The Great Sundering: Why the Global Galleon Is Taking on Water and the Lords Are Hoarding the Planks
Gather 'round, ye salt-crusted scallywags and ink-stained wretches, for the horizon be darkening with a gloom that no amount of grog can dim. The latest dispatches from the ivory towers of the high-mighty speak of a world splintering like a merchant cog caught in a hurricane’s teeth. They call it "A Fracturing World," but here at the Iron Ink, we know the truth: the hull is rotting from the inside, and the captains are too busy polishing their silver to notice the bilge is up to our necks. The Global Risks are piling up faster than barnacles on a ghost ship, and the trade winds we once relied upon have turned into a chaotic swirl of spite and greed.
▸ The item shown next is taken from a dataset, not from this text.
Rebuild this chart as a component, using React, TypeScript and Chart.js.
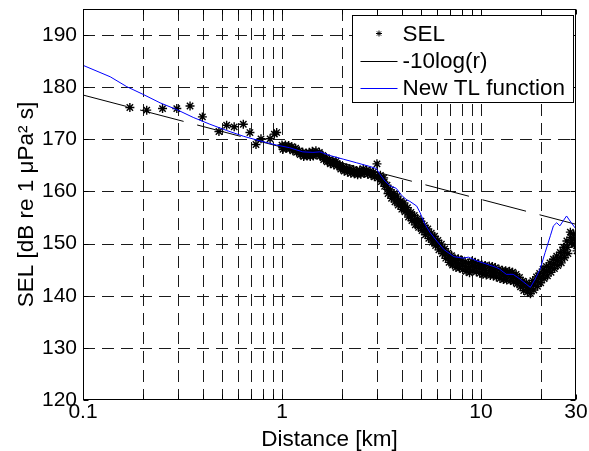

Let us speak first of the divide, for it be wider than the abyss itself. Inequality is the anchor dragging this entire fleet into the locker. While the masters of the World Economic Forum prattle on in their mountain fortresses, the gap between the silk-clad lords and the hardworking crew has become a yawning chasm. "The rich be building golden lifeboats with our sweat," growls my first mate, Barnaby Blind-Eye, as he sharpened his rusty cutlass this morn. "They tell us to keep rowing a vessel that’s already half-submerged, promising us a share of the plunder that never makes it past the captain’s cabin." It’s a recipe for a mutiny that’ll make the French Revolution look like a polite tea party at the Governor’s manor.
And what of the watchmen, those supposed guardians of the peace? The institutions meant to keep the sea lanes safe are as weak as watered-down rum in a Tortuga tavern. The International Monetary Fund and other grand councils have no more teeth than a century-old shark. They issue decrees that no one follows, and they bicker over seating charts while the very maps we use to navigate are being torn to shreds by nationalist gales. When the institutions fail, the law of the sea returns in its crudest form: the biggest cannon wins, and the devil takes the hindmost. We see the empires retreating behind their own reef-lines, abandoning the shared charts for a game of winner-takes-all.
The storms brewing aren't just wind and rain, hearties. We’re looking at Climate Change melting the northern ice gates and shifting the currents we’ve relied on since the dawn of sail. Add to that the digital krakens of cyber-warfare and the plague-winds of new sicknesses, and you’ve got a sea so treacherous even a siren would think twice before singing. The Global South is bearing the brunt of this tempest, left to drown by the very empires that plundered their shores for centuries. It’s a bitter pill to swallow, knowing the folks who caused the storm are the ones with the only umbrellas.
So, what’s a pirate to do when the world cracks? Iron Ink says keep your eyes on the stars and your hand on your holster. The world is fracturing, and the old empires are too brittle to bend. When the Great Sundering comes, it won't be the lords in their counting houses who survive—it’ll be the crews who know how to weather the storm together. "If the mast snaps," the fictional Lord Balthazar Moneybags was overheard saying at the port, "I shall simply buy a new ocean." Well, your Lordship, the ocean is currently on fire, and gold doubloons make for very poor life jackets. Prepare for a rough ride, for the world we knew is sinking fast.